INFORMATION SUPPLIED:
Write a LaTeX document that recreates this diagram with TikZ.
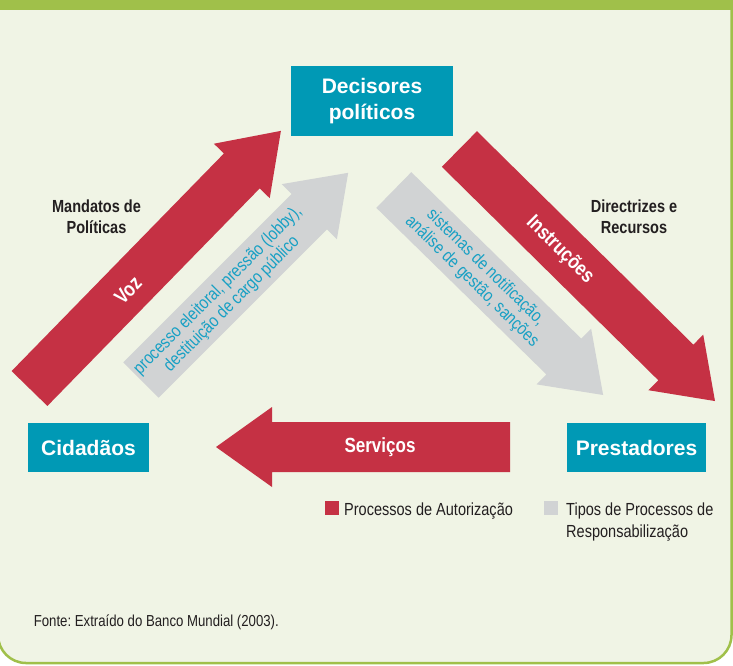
\documentclass[tikz,border=0pt]{standalone}
\usepackage{fontspec}
\setmainfont{Liberation Sans}
\newfontfamily\condfont[FakeStretch=0.83]{Liberation Sans}
\usepackage{tikz}
\frenchspacing

\definecolor{verde}{RGB}{160,192,74}
\definecolor{fundo}{RGB}{240,244,229}
\definecolor{vermelho}{RGB}{197,49,68}
\definecolor{cinza}{RGB}{209,211,212}
\definecolor{azul}{RGB}{0,153,181}
\definecolor{ciano}{RGB}{24,160,196}
\definecolor{escuro}{RGB}{35,31,32}

\begin{document}
\begin{tikzpicture}[x = 1pt, y = -1pt,
		caixa/.style = {fill = azul, text = white, font = \fontsize{21}{25.5}\selectfont\bfseries, align = center, inner sep = 0pt},
		rotulo/.style = {text = escuro, font = \condfont\fontsize{17.5}{21}\selectfont\bfseries, align = center},
		seta/.style = {text = white, font = \condfont\fontsize{20.5}{24}\selectfont\bfseries},
		processo/.style = {text = ciano, font = \condfont\fontsize{17.8}{19.5}\selectfont, align = center},
		legenda/.style = {text = escuro, font = \condfont\fontsize{17.5}{22}\selectfont, align = left, inner sep = 0pt}]
				\useasboundingbox (0,0) rectangle (733,665);
				\fill [white] (0,0) rectangle (733,665);
				\begin{scope}
					\clip (0,0) rectangle (733,665);
					\draw [fill = fundo, draw = verde, line width = 2.5, rounded corners = 28] (-2,-20) rectangle (731.5,663);
					\fill [verde] (0,0) rectangle (733,10);
				\end{scope}
				% caixas
				\node [caixa, minimum width = 162, minimum height = 70] (decisores) at (372,101) {Decisores\\pol\'iticos};
				\node [caixa, minimum width = 121, minimum height = 49] (cidadaos) at (88.5,447.5) {Cidad\~aos};
				\node [caixa, minimum width = 139, minimum height = 49] (prestadores) at (636.5,447.5) {Prestadores};
				% setas
				\fill [vermelho, shift = {(29.5,388.5)}, rotate = 45.7] (0,-25) -- (304,-25) -- (304,-39) -- (360,0) -- (304,39) -- (304,25) -- (0,25) -- cycle;
				\fill [cinza, shift = {(141,380)}, rotate = 45] (0,-25) -- (238,-25) -- (238,-39) -- (293,0) -- (238,39) -- (238,25) -- (0,25) -- cycle;
				\fill [cinza, shift = {(393.8,190)}, rotate = -44.4] (0,-25) -- (238,-25) -- (238,-39) -- (293,0) -- (238,39) -- (238,25) -- (0,25) -- cycle;
				\fill [vermelho, shift = {(459.4,149)}, rotate = -44.6] (0,-25) -- (304,-25) -- (304,-39) -- (359,0) -- (304,39) -- (304,25) -- (0,25) -- cycle;
				\fill [vermelho, shift = {(510,447)}, rotate = 180] (0,-25) -- (238,-25) -- (238,-40) -- (294,0) -- (238,40) -- (238,25) -- (0,25) -- cycle;
				\node [seta, rotate = 45.7] (voz) at (128,290) {Voz};
				\node [seta, rotate = -44.6] (instrucoes) at (560,250) {Instru\c c\~oes};
				\node [seta] (servicos) at (380,447) {Servi\c cos};
				\node [processo, rotate = 45] (eleitoral) at (225,297.5) {processo eleitoral, press\~ao (lobby),\\destitui\c c\~ao de cargo p\'ublico};
				\node [processo, rotate = -44.4] (notificacao) at (478.7,274.5) {sistemas de notifica\c c\~ao,\\an\'alise de gest\~ao, san\c c\~oes};
				\node [rotulo] (mandatos) at (96.5,217) {Mandatos de\\Pol\'iticas};
				\node [rotulo] (directrizes) at (634,217) {Directrizes e\\Recursos};
				% legenda
				\node [fill = vermelho, minimum size = 14, inner sep = 0pt] (quadautor) at (332,508) {};
				\node [legenda, anchor = base west] (autorizacao) at (344,515) {Processos de Autoriza\c c\~ao};
				\node [fill = cinza, minimum size = 14, inner sep = 0pt] (quadresp) at (551,508) {};
				\node [legenda, anchor = north west] (responsabil) at (566,502.5) {Tipos de Processos de\\Responsabiliza\c c\~ao};
				\node [legenda, anchor = base west, font = \condfont\fontsize{15.9}{19}\selectfont] (fonte) at (33.6,626.5) {Fonte: Extra\'ido do Banco Mundial (2003).};
		\end{tikzpicture}
\end{document}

WHAT IS ASKED: Return the material exactly as given, apart from the pictures.

RESPONSE BELOW:
Write a LaTeX document that recreates this diagram with TikZ.
\documentclass[tikz,border=0pt]{standalone}
\usepackage{fontspec}
\setmainfont{Liberation Sans}
\newfontfamily\condfont[FakeStretch=0.83]{Liberation Sans}
\usepackage{tikz}
\frenchspacing

\definecolor{verde}{RGB}{160,192,74}
\definecolor{fundo}{RGB}{240,244,229}
\definecolor{vermelho}{RGB}{197,49,68}
\definecolor{cinza}{RGB}{209,211,212}
\definecolor{azul}{RGB}{0,153,181}
\definecolor{ciano}{RGB}{24,160,196}
\definecolor{escuro}{RGB}{35,31,32}

\begin{document}
\begin{tikzpicture}[x = 1pt, y = -1pt,
		caixa/.style = {fill = azul, text = white, font = \fontsize{21}{25.5}\selectfont\bfseries, align = center, inner sep = 0pt},
		rotulo/.style = {text = escuro, font = \condfont\fontsize{17.5}{21}\selectfont\bfseries, align = center},
		seta/.style = {text = white, font = \condfont\fontsize{20.5}{24}\selectfont\bfseries},
		processo/.style = {text = ciano, font = \condfont\fontsize{17.8}{19.5}\selectfont, align = center},
		legenda/.style = {text = escuro, font = \condfont\fontsize{17.5}{22}\selectfont, align = left, inner sep = 0pt}]
				\useasboundingbox (0,0) rectangle (733,665);
				\fill [white] (0,0) rectangle (733,665);
				\begin{scope}
					\clip (0,0) rectangle (733,665);
					\draw [fill = fundo, draw = verde, line width = 2.5, rounded corners = 28] (-2,-20) rectangle (731.5,663);
					\fill [verde] (0,0) rectangle (733,10);
				\end{scope}
				% caixas
				\node [caixa, minimum width = 162, minimum height = 70] (decisores) at (372,101) {Decisores\\pol\'iticos};
				\node [caixa, minimum width = 121, minimum height = 49] (cidadaos) at (88.5,447.5) {Cidad\~aos};
				\node [caixa, minimum width = 139, minimum height = 49] (prestadores) at (636.5,447.5) {Prestadores};
				% setas
				\fill [vermelho, shift = {(29.5,388.5)}, rotate = 45.7] (0,-25) -- (304,-25) -- (304,-39) -- (360,0) -- (304,39) -- (304,25) -- (0,25) -- cycle;
				\fill [cinza, shift = {(141,380)}, rotate = 45] (0,-25) -- (238,-25) -- (238,-39) -- (293,0) -- (238,39) -- (238,25) -- (0,25) -- cycle;
				\fill [cinza, shift = {(393.8,190)}, rotate = -44.4] (0,-25) -- (238,-25) -- (238,-39) -- (293,0) -- (238,39) -- (238,25) -- (0,25) -- cycle;
				\fill [vermelho, shift = {(459.4,149)}, rotate = -44.6] (0,-25) -- (304,-25) -- (304,-39) -- (359,0) -- (304,39) -- (304,25) -- (0,25) -- cycle;
				\fill [vermelho, shift = {(510,447)}, rotate = 180] (0,-25) -- (238,-25) -- (238,-40) -- (294,0) -- (238,40) -- (238,25) -- (0,25) -- cycle;
				\node [seta, rotate = 45.7] (voz) at (128,290) {Voz};
				\node [seta, rotate = -44.6] (instrucoes) at (560,250) {Instru\c c\~oes};
				\node [seta] (servicos) at (380,447) {Servi\c cos};
				\node [processo, rotate = 45] (eleitoral) at (225,297.5) {processo eleitoral, press\~ao (lobby),\\destitui\c c\~ao de cargo p\'ublico};
				\node [processo, rotate = -44.4] (notificacao) at (478.7,274.5) {sistemas de notifica\c c\~ao,\\an\'alise de gest\~ao, san\c c\~oes};
				\node [rotulo] (mandatos) at (96.5,217) {Mandatos de\\Pol\'iticas};
				\node [rotulo] (directrizes) at (634,217) {Directrizes e\\Recursos};
				% legenda
				\node [fill = vermelho, minimum size = 14, inner sep = 0pt] (quadautor) at (332,508) {};
				\node [legenda, anchor = base west] (autorizacao) at (344,515) {Processos de Autoriza\c c\~ao};
				\node [fill = cinza, minimum size = 14, inner sep = 0pt] (quadresp) at (551,508) {};
				\node [legenda, anchor = north west] (responsabil) at (566,502.5) {Tipos de Processos de\\Responsabiliza\c c\~ao};
				\node [legenda, anchor = base west, font = \condfont\fontsize{15.9}{19}\selectfont] (fonte) at (33.6,626.5) {Fonte: Extra\'ido do Banco Mundial (2003).};
		\end{tikzpicture}
\end{document}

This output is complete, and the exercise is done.